In this set of notes, we describe the basic analytic structure theory of Lie groups, by relating them to the simpler concept of a Lie algebra. Roughly speaking, the Lie algebra encodes the “infinitesimal” structure of a Lie group, but is a simpler object, being a vector space rather than a nonlinear manifold. Nevertheless, thanks to the fundamental theorems of Lie, the Lie algebra can be used to reconstruct the Lie group (at a local level, at least), by means of the exponential map and the Baker-Campbell-Hausdorff formula. As such, the local theory of Lie groups is completely described (in principle, at least) by the theory of Lie algebras, which leads to a number of useful consequences, such as the following:

• (Local Lie implies Lie) A topological group ${G}$ is Lie (i.e. it is isomorphic to a Lie group) if and only if it is locally Lie (i.e. the group operations are smooth near the origin).
• (Uniqueness of Lie structure) A topological group has at most one smooth structure on it that makes it Lie.
• (Weak regularity implies strong regularity, I) Lie groups are automatically real analytic. (In fact one only needs a “local ${C^{1,1}}$” regularity on the group structure to obtain real analyticity.)
• (Weak regularity implies strong regularity, II) A continuous homomorphism from one Lie group to another is automatically smooth (and real analytic).

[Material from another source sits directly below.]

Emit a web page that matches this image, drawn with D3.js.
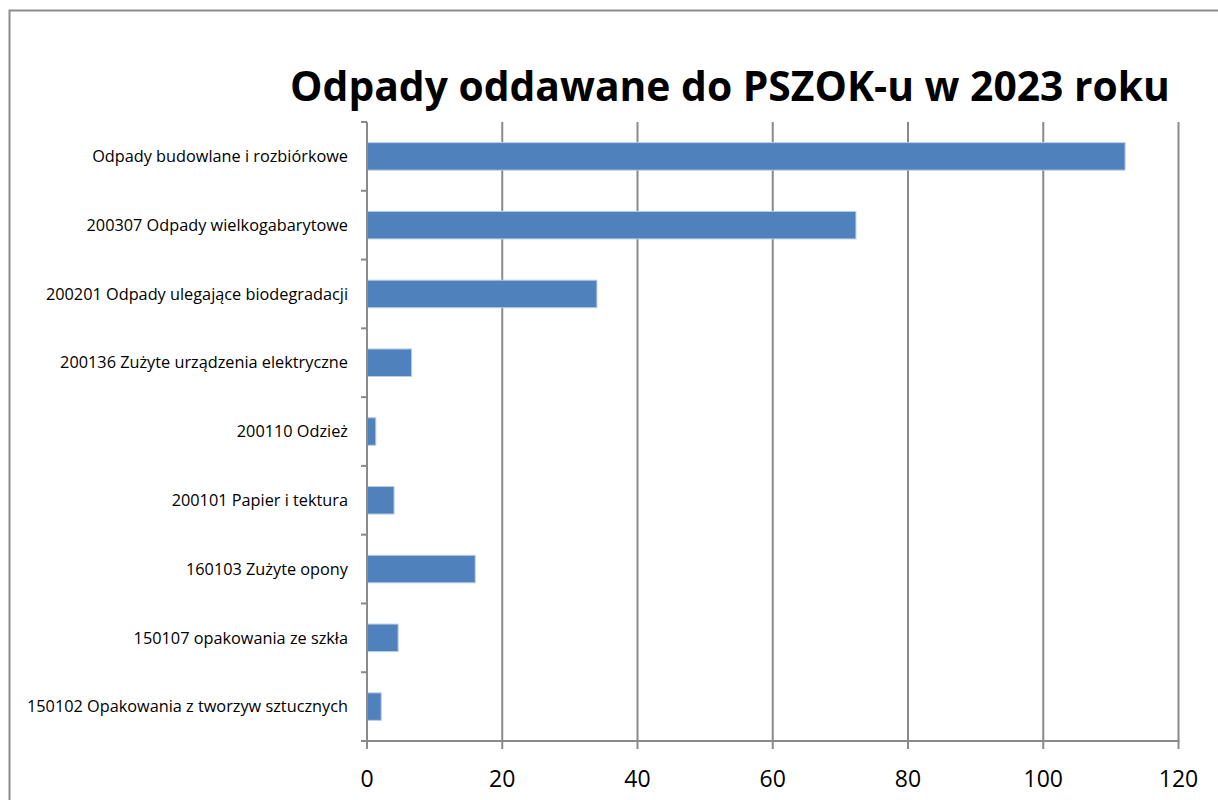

The connection between Lie groups and Lie algebras also highlights the role of one-parameter subgroups of a topological group, which will play a central role in the solution of Hilbert’s fifth problem.

We note that there is also a very important algebraic structure theory of Lie groups and Lie algebras, in which the Lie algebra is split into solvable and semisimple components, with the latter being decomposed further into simple components, which can then be completely classified using Dynkin diagrams. This classification is of fundamental importance in many areas of mathematics (e.g. representation theory, arithmetic geometry, and group theory), and many of the deeper facts about Lie groups and Lie algebras are proven via this classification (although in such cases it can be of interest to also find alternate proofs that avoid the classification). However, it turns out that we will not need this theory in this course, and so we will not discuss it further here (though it can of course be found in any graduate text on Lie groups and Lie algebras).